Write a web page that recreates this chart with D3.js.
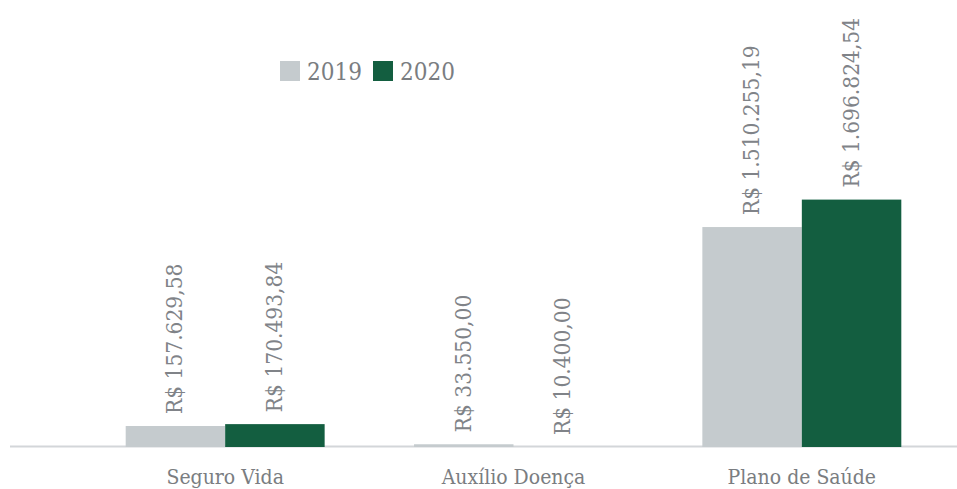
<!DOCTYPE html>
<html><head><meta charset="utf-8">
<script src="https://cdn.jsdelivr.net/npm/d3@7"></script>
<style>
body{margin:0;background:#fff;}
text{font-family:"DejaVu Serif Condensed","DejaVu Serif",serif;font-stretch:condensed;}
</style></head>
<body><svg id="c" width="957" height="489"></svg>
<script>
const categories = ["Seguro Vida","Auxílio Doença","Plano de Saúde"];
const seriesNames = ["2019","2020"];
const values2019 = [157629.58, 33550.00, 1510255.19];
const values2020 = [170493.84, 10400.00, 1696824.54];
const labels2019 = ["R$ 157.629,58","R$ 33.550,00","R$ 1.510.255,19"];
const labels2020 = ["R$ 170.493,84","R$ 10.400,00","R$ 1.696.824,54"];
const colors = ["#c5cbce","#135e40"];

const svg = d3.select("#c");
const W = 957, H = 489;
const m = {left:81, right:11, top:20, bottom:42};
const base = H - m.bottom;

const x0 = d3.scaleBand().domain(categories).range([m.left, W - m.right]).paddingInner(0.31).paddingOuter(0.155);
const x1 = d3.scaleBand().domain(seriesNames).range([0, x0.bandwidth()]);
const y = d3.scaleLinear().domain([15000, 2000000]).range([base, base - 292]).clamp(true);

const data = categories.map((c,i)=>({cat:c, vals:[
  {s:"2019", v:values2019[i], l:labels2019[i], c:colors[0]},
  {s:"2020", v:values2020[i], l:labels2020[i], c:colors[1]}]}));

// axis line
svg.append("line").attr("x1",10).attr("x2",W).attr("y1",base-0.5).attr("y2",base-0.5)
  .attr("stroke","#d3d6d9").attr("stroke-width",2);

const g = svg.selectAll("g.cat").data(data).join("g").attr("class","cat")
  .attr("transform",d=>`translate(${x0(d.cat)},0)`);

g.selectAll("rect").data(d=>d.vals).join("rect")
  .attr("x",d=>x1(d.s)).attr("width",x1.bandwidth())
  .attr("y",d=>y(d.v)).attr("height",d=>base - y(d.v))
  .attr("fill",d=>d.c);

g.selectAll("text.val").data(d=>d.vals).join("text").attr("class","val")
  .attr("transform",d=>`translate(${x1(d.s)+x1.bandwidth()/2+7},${y(d.v)-12}) rotate(-90)`)
  .attr("text-anchor","start").attr("font-size",22.5).attr("fill","#808388")
  .text(d=>d.l);

// category axis labels
svg.selectAll("text.cat").data(categories).join("text").attr("class","cat")
  .attr("x",d=>x0(d)+x0.bandwidth()/2).attr("y",484)
  .attr("text-anchor","middle").attr("font-size",21).attr("fill","#7a7d81")
  .text(d=>d);

// legend
const lg = svg.append("g");
const lx = [280, 373];
seriesNames.forEach((s,i)=>{
  lg.append("rect").attr("x",lx[i]).attr("y",61).attr("width",20).attr("height",20).attr("fill",colors[i]);
  lg.append("text").attr("x",lx[i]+27).attr("y",80).attr("font-size",24).attr("fill","#7a7d81").text(s);
});
</script></body></html>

━━━━

To be done - Without including any pictures, print all of the material exactly as given.

Answer for this exercise -
Write a web page that recreates this chart with D3.js.
<!DOCTYPE html>
<html><head><meta charset="utf-8">
<script src="https://cdn.jsdelivr.net/npm/d3@7"></script>
<style>
body{margin:0;background:#fff;}
text{font-family:"DejaVu Serif Condensed","DejaVu Serif",serif;font-stretch:condensed;}
</style></head>
<body><svg id="c" width="957" height="489"></svg>
<script>
const categories = ["Seguro Vida","Auxílio Doença","Plano de Saúde"];
const seriesNames = ["2019","2020"];
const values2019 = [157629.58, 33550.00, 1510255.19];
const values2020 = [170493.84, 10400.00, 1696824.54];
const labels2019 = ["R$ 157.629,58","R$ 33.550,00","R$ 1.510.255,19"];
const labels2020 = ["R$ 170.493,84","R$ 10.400,00","R$ 1.696.824,54"];
const colors = ["#c5cbce","#135e40"];

const svg = d3.select("#c");
const W = 957, H = 489;
const m = {left:81, right:11, top:20, bottom:42};
const base = H - m.bottom;

const x0 = d3.scaleBand().domain(categories).range([m.left, W - m.right]).paddingInner(0.31).paddingOuter(0.155);
const x1 = d3.scaleBand().domain(seriesNames).range([0, x0.bandwidth()]);
const y = d3.scaleLinear().domain([15000, 2000000]).range([base, base - 292]).clamp(true);

const data = categories.map((c,i)=>({cat:c, vals:[
  {s:"2019", v:values2019[i], l:labels2019[i], c:colors[0]},
  {s:"2020", v:values2020[i], l:labels2020[i], c:colors[1]}]}));

// axis line
svg.append("line").attr("x1",10).attr("x2",W).attr("y1",base-0.5).attr("y2",base-0.5)
  .attr("stroke","#d3d6d9").attr("stroke-width",2);

const g = svg.selectAll("g.cat").data(data).join("g").attr("class","cat")
  .attr("transform",d=>`translate(${x0(d.cat)},0)`);

g.selectAll("rect").data(d=>d.vals).join("rect")
  .attr("x",d=>x1(d.s)).attr("width",x1.bandwidth())
  .attr("y",d=>y(d.v)).attr("height",d=>base - y(d.v))
  .attr("fill",d=>d.c);

g.selectAll("text.val").data(d=>d.vals).join("text").attr("class","val")
  .attr("transform",d=>`translate(${x1(d.s)+x1.bandwidth()/2+7},${y(d.v)-12}) rotate(-90)`)
  .attr("text-anchor","start").attr("font-size",22.5).attr("fill","#808388")
  .text(d=>d.l);

// category axis labels
svg.selectAll("text.cat").data(categories).join("text").attr("class","cat")
  .attr("x",d=>x0(d)+x0.bandwidth()/2).attr("y",484)
  .attr("text-anchor","middle").attr("font-size",21).attr("fill","#7a7d81")
  .text(d=>d);

// legend
const lg = svg.append("g");
const lx = [280, 373];
seriesNames.forEach((s,i)=>{
  lg.append("rect").attr("x",lx[i]).attr("y",61).attr("width",20).attr("height",20).attr("fill",colors[i]);
  lg.append("text").attr("x",lx[i]+27).attr("y",80).attr("font-size",24).attr("fill","#7a7d81").text(s);
});
</script></body></html>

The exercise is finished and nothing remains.